The opportunities are endless if he were to go that route.
Look, the Big Ten has a historical stigma about it that intimates a love affair with defensive football. The Big 12, on the other hand, intimates a fetish with scoring the football and doing so at a high rate.
Chryst would fit right in.
So when a powerhouse like Texas, in a big time college town like Austin, is hell bent on upping it's production from a quizzical, if not shocking, 23 points-per-game output in 2010, why not go for the guy at a school that's dropped 83 and 70 points against teams from an automatic qualifying conference.
It makes sense.
Of the top 10 scoring programs in college football this past season, only half are from BCS conferences. Oregon (1), Oklahoma State (3), Auburn (4), Wisconsin (7) and Stanford (9) are the only 'power six' squads that can boast scoring averages over 40 points per game. All but one of those programs made a BCS game this season and two will play for the national title next week.

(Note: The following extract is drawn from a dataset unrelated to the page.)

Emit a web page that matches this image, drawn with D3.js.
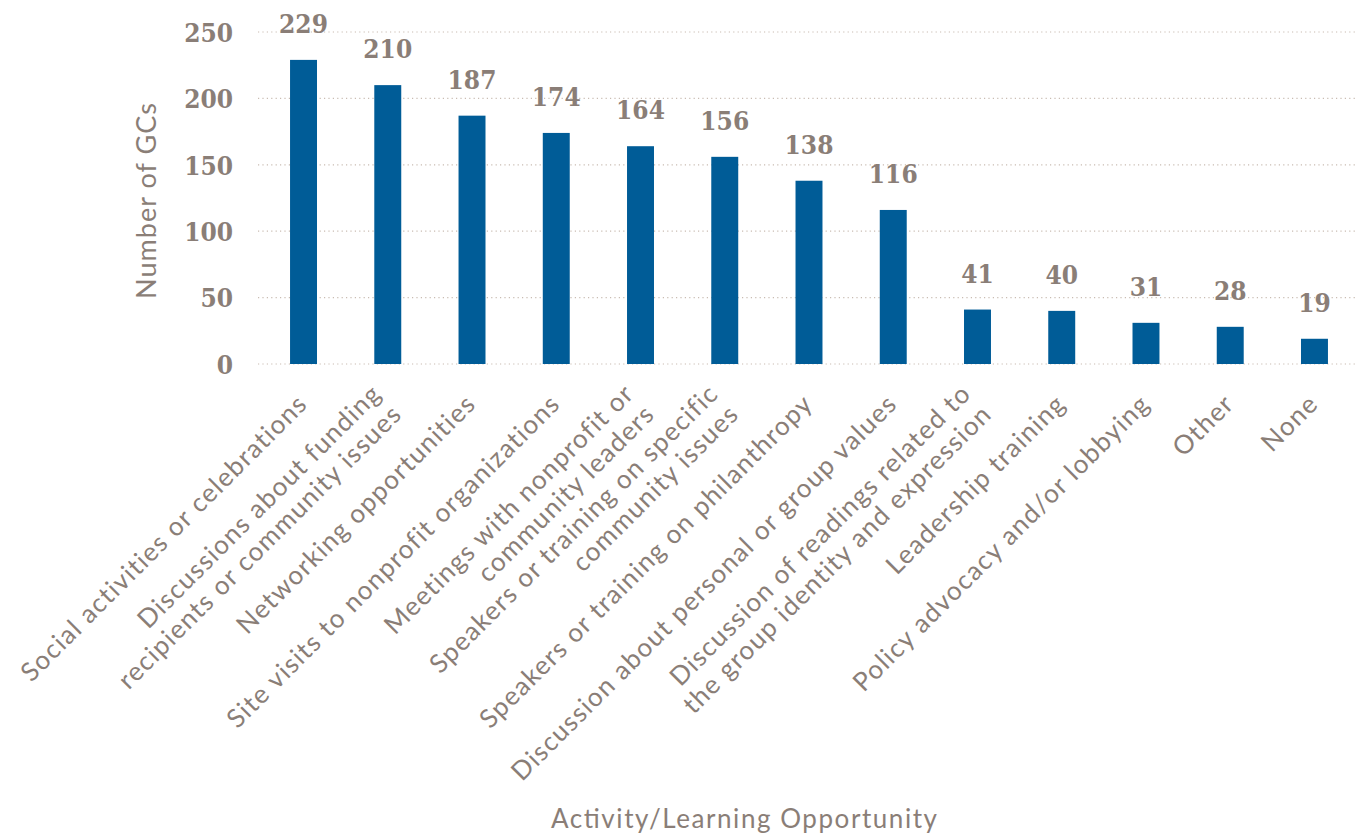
<!DOCTYPE html>
<html>
<head>
<meta charset="utf-8">
<script src="https://cdn.jsdelivr.net/npm/d3@7"></script>
<style>
  html, body { margin: 0; padding: 0; background: #fff; }
  svg { display: block; }
</style>
</head>
<body>
<svg id="chart" width="1357" height="834"></svg>
<script>
const categories = [
  ["Social activities or celebrations"],
  ["Discussions about funding", "recipients or community issues"],
  ["Networking opportunities"],
  ["Site visits to nonprofit organizations"],
  ["Meetings with nonprofit or", "community leaders"],
  ["Speakers or training on specific", "community issues"],
  ["Speakers or training on philanthropy"],
  ["Discussion about personal or group values"],
  ["Discussion of readings related to", "the group identity and expression"],
  ["Leadership training"],
  ["Policy advocacy and/or lobbying"],
  ["Other"],
  ["None"]
];
const values = [229, 210, 187, 174, 164, 156, 138, 116, 41, 40, 31, 28, 19];
const yTicks = [0, 50, 100, 150, 200, 250];
const yTitle = "Number of GCs";
const xTitle = "Activity/Learning Opportunity";

const textColor = "#8a7e77";
const barColor = "#005c97";
const gridColor = "#c9bcb2";
const numFont = "'DejaVu Serif Condensed', 'DejaVu Serif', serif";
const sansFont = "Lato, 'Open Sans', sans-serif";

const svg = d3.select("#chart");
const keys = categories.map((c, i) => String(i));

const x = d3.scaleBand().domain(keys).range([261.4, 1356.6]).paddingInner(0).paddingOuter(0);
const y = d3.scaleLinear().domain([0, 250]).range([364, 32]);
const barW = x.bandwidth() * 0.32;

// gridlines
svg.append("g").selectAll("line").data(yTicks).join("line")
  .attr("x1", 258).attr("x2", 1357)
  .attr("y1", d => y(d)).attr("y2", d => y(d))
  .attr("stroke", gridColor).attr("stroke-width", 1.2)
  .attr("stroke-dasharray", "1.2,3.2");

// y axis ticks
const yAxis = d3.axisLeft(y).tickValues(yTicks).tickSize(0).tickPadding(0);
const gy = svg.append("g").attr("transform", "translate(233,0)").call(yAxis);
gy.select(".domain").remove();
gy.selectAll("text")
  .attr("fill", textColor)
  .style("font-family", numFont)
  .style("font-weight", "bold")
  .style("font-size", "26px")
  .attr("dy", "0.36em");

// bars
svg.append("g").selectAll("rect").data(values).join("rect")
  .attr("x", (d, i) => x(keys[i]) + x.bandwidth() / 2 - barW / 2)
  .attr("y", d => y(d))
  .attr("width", barW)
  .attr("height", d => y(0) - y(d))
  .attr("fill", barColor);

// value labels
svg.append("g").selectAll("text").data(values).join("text")
  .attr("x", (d, i) => x(keys[i]) + x.bandwidth() / 2)
  .attr("y", d => y(d) - 27)
  .attr("text-anchor", "middle")
  .attr("fill", textColor)
  .style("font-family", numFont)
  .style("font-weight", "bold")
  .style("font-size", "26px")
  .text(d => d);

// x labels
const lh = 29;
const xl = svg.append("g").selectAll("text").data(categories).join("text")
  .attr("transform", (d, i) => `translate(${x(keys[i]) + x.bandwidth() / 2 - 1},${399}) rotate(-45)`)
  .attr("text-anchor", "end")
  .attr("fill", textColor)
  .style("font-family", sansFont)
  .style("font-size", "26px")
  .style("letter-spacing", "1.3px");
xl.each(function(lines) {
  const t = d3.select(this);
  lines.forEach((ln, j) => {
    t.append("tspan")
      .attr("x", 0)
      .attr("y", (j - (lines.length - 1) / 2) * lh)
      .attr("dy", "0.35em")
      .text(ln);
  });
});

// axis titles
svg.append("text")
  .attr("transform", "translate(156,201) rotate(-90)")
  .attr("text-anchor", "middle")
  .attr("fill", textColor)
  .style("font-family", sansFont)
  .style("font-size", "27px")
  .attr("textLength", 196)
  .attr("lengthAdjust", "spacing")
  .text(yTitle);

svg.append("text")
  .attr("x", 744).attr("y", 828)
  .attr("text-anchor", "middle")
  .attr("fill", textColor)
  .style("font-family", sansFont)
  .style("font-size", "26px")
  .attr("textLength", 386)
  .attr("lengthAdjust", "spacing")
  .text(xTitle);
</script>
</body>
</html>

Clearly, assistant coaches from those programs are going to be hot commodities.
Needless to say, the fact UW athletic director Barry Alvarez and head coach Bret Bielema are trying to pull a rabbit out of their collective hat and up Chryst's pay to a reasonable balance, says they understand what type of a hit it would be to the UW program should they lose the most prolific offensive coordinator in school history.
And like the hunch they already have, it will hurt the Badger program more than people may realize.
If you're still upset by Chryst's call to abandon the run during that fateful two-point try in the Rose Bowl, don't convince yourself that losing him wouldn't hurt the program. You can't take such a small sample size that is so fresh in your mind and place so much emphasis on it over the summation of the parts that led the Badgers to the grassy greens of Pasadena's most fabled stadium in the first place.
Losing Paul Chryst wouldn't derail where Bielema has this program going. But it would definitely slow it down.
Not only has Chryst's offense consistently improved its scoring capabilities during his tenure, he's also displayed an ability to morph marginal quarterback talents into some of the best in school history.
Guys like John Stocco, Tyler Donovan and Scott Tolzien may not have been the primary target in their respective recruiting class or given much of an opportunity throughout the majority of their career, but Chryst never gave up on them.
Instead, he continued to develop them so that when they did receive that call to lead a high-powered offense they would be both capable and successful.
Tolzien was the most accurate passer in UW history and went 21-5 as a starter over the past two years and helped the team win its first Big Ten title in over a decade.
Stocco, a three-year starter, led the Badgers to its best-ever finish at 12-1 during both Bielema and Chryst's first season roaming the Badger sideline. And finally, Donovan proved to be one of the more dynamic pass-run threats UW has seen.
Knowing the impact he's had over the past half decade in Madison, it's tough to imagine Chryst implementing his offense anywhere else simply because his offense is Wisconsin. It's what UW has become and it's a staple that teams throughout the Big Ten have to cringe about when preparing for the Badgers.
Should the various reports regarding Chryst entertaining offers from both Texas and the Dallas Cowboys be true, there's nothing to say other than that he deserves it. Should he accept a new challenge in a place far away from the home he's had for the past five years, more power to him.
It's just going to sting a little bit if you're a Badger fan because you can't immediately replace the amount of success he's had during his time here. If he does indeed come back, enjoy the continued success and creativity that will certainly come with it.
But before you think his departure wouldn't mean much, think twice.
Isn't there a phrase that says you don't know what you have until it's gone?